My mother has no living siblings but her two surviving first cousins are as close to her as sisters. These ladies, 86 and 90 years old, live in Guntown, Mississippi. My father has one sister left, in Hot Springs, Arkansas. She, too, is 86. It had been five years or more since any of these people visited each other.
My mother’s hometown, Guntown, Mississippi, is just a little north of Tupelo, with a population of 1183 people in the last census. Her family has lived there at least since the early 1800s as evidenced by the headstones in Lebanon Cemetery. Listening to the stories, visiting the Lebanon Church and graveyard and seeing five generations in the same room was priceless. I have not spent much time in the area but was welcomed as if I had lived there my entire life. A big bar-b-que dinner was prepared for us, and everyone came to see my folks.
Lucille and Ruth live in the family home. The conversations there centered on family, who was still alive, who had divorced who. We talked about our trip, local sports, and the children. There was no discussion of politics or any mention of the war. Though in my day-to-day life in Chapel Hill, these subjects get talked about in some way every day, the subjects didn’t seem to even be a part of their world. Being the outsider, I did not bring these topics up.
I spent three fascinating hours with Lucille (90 years old). She could recall the names of all her relatives, including great-great aunts and uncles, back three generations.
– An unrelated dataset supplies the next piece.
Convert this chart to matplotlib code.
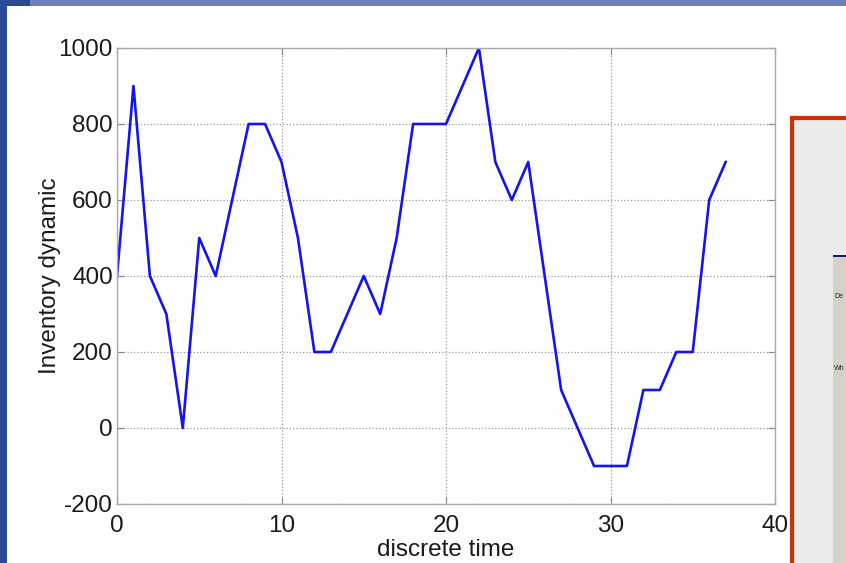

With many of the ancestors and cousins, she could tell me who all their children were and who each one of them had married. I was then able to go to Lebanon Cemetery and see the headstones of these relatives, some of whom had lived through the Civil War in Mississippi. I learned new names in my genealogy, and I saw cousins I had not seen in 20 years.

JoNell, her cousin Guyton, and family matriarch Ruth White enjoy a visit at the home place in Guntown, MS
Photo: Paula Miller
During this trip, we all discovered ways in which we have changed. The family matriarch is Ruth White, 86. Ruth lives on 125 acres that was once a dairy farm. Now the land is mostly leased out, but around the original family home is a “compound” where Ruth’s son, Dennis, his wife, and two of Dennis’s children live with their families. The most recent addition to the family is a little boy who is Ruth’s great-great grandson (Dennis’s great grandchild). Guyton is a mixed race child. Amanda, 24, has fallen in love with a black man, and recently their baby was born . Ruth said that she could either love Amanda and the baby or lose her. She chose love and has welcomed the dad into her home. (Not everyone in the family has made that choice. One uncle will not let his two little girls be around this baby, who is only four months old. I am not sure what he thinks will happen.)
Twenty years ago, things would have been very different. Ruth’s family demonstrates how in this small rural town in Mississippi, family and tolerance are becoming more complex. This is an incredibly loyal family, and family is the number one priority.
In Hot Springs, I found my Dad’s family more open and tolerant of everything. They were not afraid to talk of politics, not afraid to disagree. I saw my cousins who had been strangers for over 20 years. I was able to see where my great-grandfather once practiced medicine and even saw two of his original prescriptions. Hot Springs is not as rural an Guntown, but there still was a rural quality to our reunion.
Could I live in these environments? I suspect not in Mississippi. But I, too, learned tolerance on this trip — tolerance of small town ways and the judgment to know I would not change anyone’s minds in my short time with them. I also learned more tolerance of my parent’s way of thinking. I witnessed rural family, I listened to things that were important to them and I came away with a better understanding of life in small town America.
And did I mention it? The trip made my parents as happy as I have seen them in many years.
Dr. Paula Freeman Miller directs the Women’s Heart Health Program at the University of North Carolina. She lives in Chapel Hill.